Isso não significa, evidentemente, que não more no centro da ideologia liberal um apreço pela livre iniciativa, um reconhecimento daqueles que seguem suas vidas apesar dos empecilhos estatais. É a tentativa de personificar esses mecanismos sociais complexos em empreendedores específicos que causa a tensão com o cerne do pensamento liberal. A identificação estética permanece, mas o argumento por trás se dilui. 

Ao idolatrar empresários bem-sucedidos, o movimento liberal se deu um tiro no pé, entregando à esquerda uma caricatura fácil do liberalismo: de que seria uma posição ingênua que vê as empresas como boazinhas, que nega a ganância e o egoísmo dos capitalistas. É justamente o contrário: sabendo que seres humanos continuarão sendo movidos por instintos pouco nobres, como podemos evitar que isso se traduza em conquista de poder, como aconteceu na maior parte da história humana? O papel do livre-mercado, nesse sentido, não é proteger os capitalistas, e sim colocá-los uns contra os outros para proteger a sociedade deles. 

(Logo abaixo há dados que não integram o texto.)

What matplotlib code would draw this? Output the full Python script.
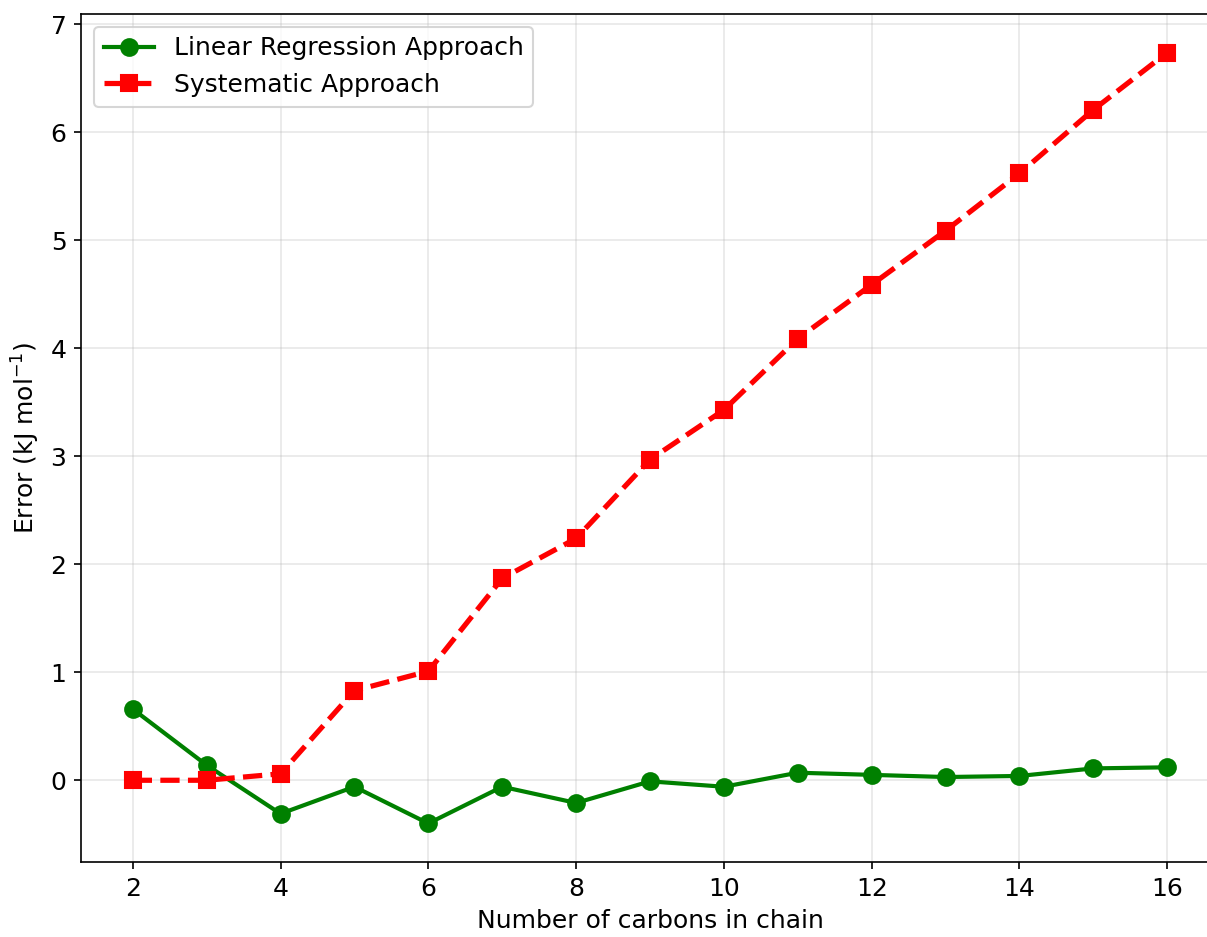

O mundo que maximiza o ideal liberal não é um mundo de empresários proeminentes que se consolidam, e sim um mundo em que a competição destrona constantemente os líderes do momento, dando lugar a produtos e serviços melhores, mais baratos e mais inovadores. Construir um movimento ideológico em cima de algo tão abstrato não é uma tarefa fácil, e sem dúvida erigir heróis instiga apoiadores mais do que louvar construtos teóricos. Mas quem sabe se o movimento liberal passasse mais tempo focado nas ideias centrais e menos em empresários de sucesso pudéssemos ter um liberalismo do qual Joaquim Nabuco se orgulhasse mais.